Let’s face it…it is pretty amazing history. “This flies in the face of 40 years of Israeli policy,” notes one of the participants in the secret negotiations, during which each side spews anger and mistrust. (“You killed our athletes in Munich.” “You murdered our schoolchildren on buses.” “When you recognize the PLO, we will recognize your legitimacy.” “This is not land to give, this is land to give back.”) If you are locked into your political beliefs, “Oslo” likely won’t change your mind, but it is serving a purpose in at least humanizing the people behind all that passion.

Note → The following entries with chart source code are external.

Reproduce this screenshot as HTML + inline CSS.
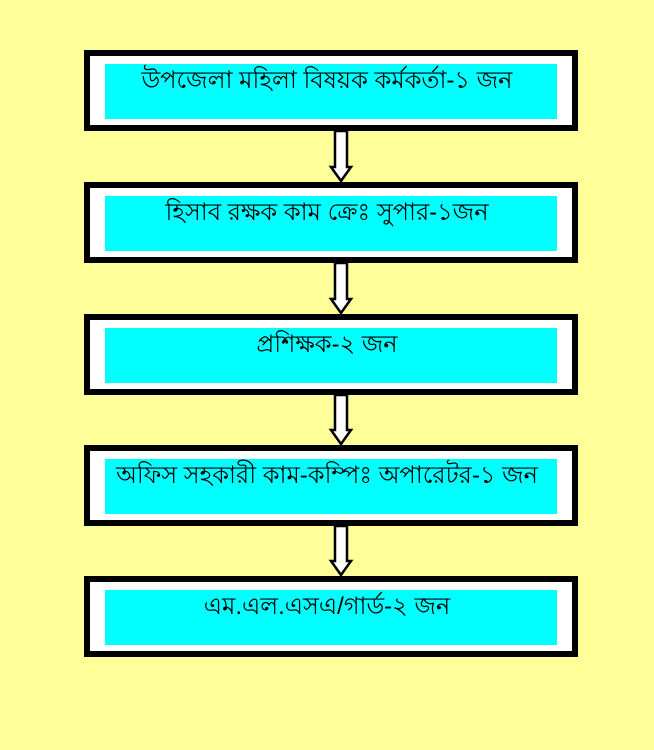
<!DOCTYPE html>
<html><head><meta charset="utf-8"><style>
body{margin:0;width:654px;height:750px;background:#FFFF99;position:relative;overflow:hidden;font-family:"Liberation Sans",sans-serif}
.b{position:absolute;left:84px;width:482px;height:69px;border:6px solid #000;background:#fff}
.c{position:absolute;left:15px;top:8px;width:452px;height:55px;background:#00FFFF;text-align:center;font-size:24px;line-height:34px;color:#000;padding-right:8px;box-sizing:border-box}
svg{position:absolute;left:0;top:0}
</style></head><body>
<div class="b" style="top:50px"><div class="c">উপজেলা মহিলা বিষয়ক কর্মকর্তা-১ জন</div></div>
<div class="b" style="top:182px"><div class="c">হিসাব রক্ষক কাম ক্রেঃ সুপার-১জন</div></div>
<div class="b" style="top:314px"><div class="c">প্রশিক্ষক-২ জন</div></div>
<div class="b" style="top:445px"><div class="c">অফিস সহকারী কাম-কম্পিঃ অপারেটর-১ জন</div></div>
<div class="b" style="top:576px"><div class="c">এম.এল.এসএ/গার্ড-২ জন</div></div>
<svg width="654" height="750">
<g fill="#fff" stroke="#000" stroke-width="2.5">
<path d="M335 131 V167 H331 L341 181 L351 167 H347 V131 Z"/>
<path d="M335 263 V299 H331 L341 313 L351 299 H347 V263 Z"/>
<path d="M335 395 V430 H331 L341 444 L351 430 H347 V395 Z"/>
<path d="M335 526 V561 H331 L341 575 L351 561 H347 V526 Z"/>
</g></svg>
</body></html>
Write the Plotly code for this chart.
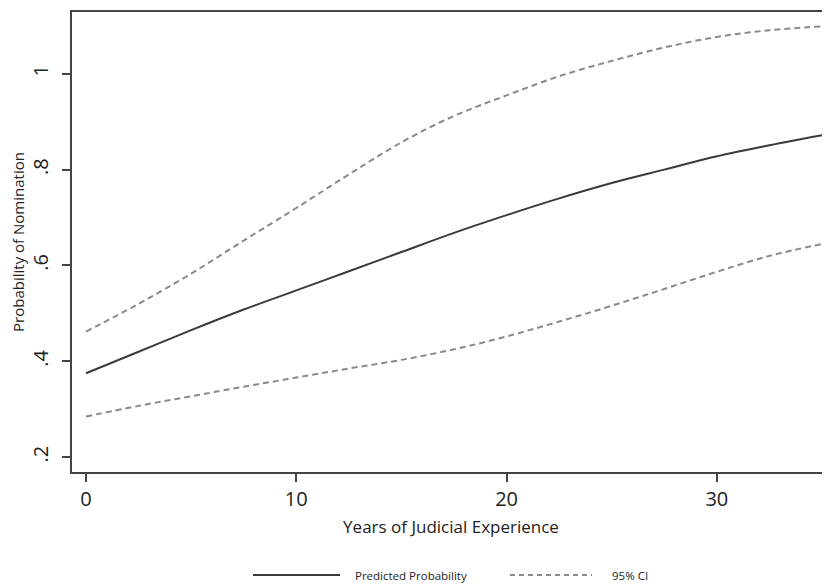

There will be some who may not like the ending of the play, in which all the characters come on stage and report on where they are, or were, all these years later. Finally, Jefferson Mays holds the stage alone, as he does in the beginning, addressing the audience in a way I am not sure is entirely necessary. Some of the narration along the way could probably be excised, but it is handled with speed and precision. While this is obviously not a play for everyone, the tickets are going very quickly. Likely, this is due to the loyal subscribers of Lincoln Center, the city’s relatively large and active Jewish population, and the fact that the Mitzi Newhouse is a small venue.
All that being said, these are not easy shows to pull off. They are often criticized for being little more than dramatized history lessons. “Oslo” reminded me somewhat of the last successful political piece on Broadway, “All the Way” with Bryan Cranston as LBJ. That one too followed the progress of some fairly important documents over a compressed period of time, and also featured a very large cast of characters. These are not the kinds of plays that necessarily have long lives or even travel well. “All The Way” was recently made into an HBO movie so that one is preserved. “Oslo” might be a candidate for a similar presentation.
“Oslo” is about real people, though playwright Rogers says the words are largely imagined. Hey, nothing wrong with that. Lin Manuel Miranda read a dense biography of a Founding Father and imagined those guys not only looking different than they do in the textbooks, but rhyming and rapping in between all that debating and dueling.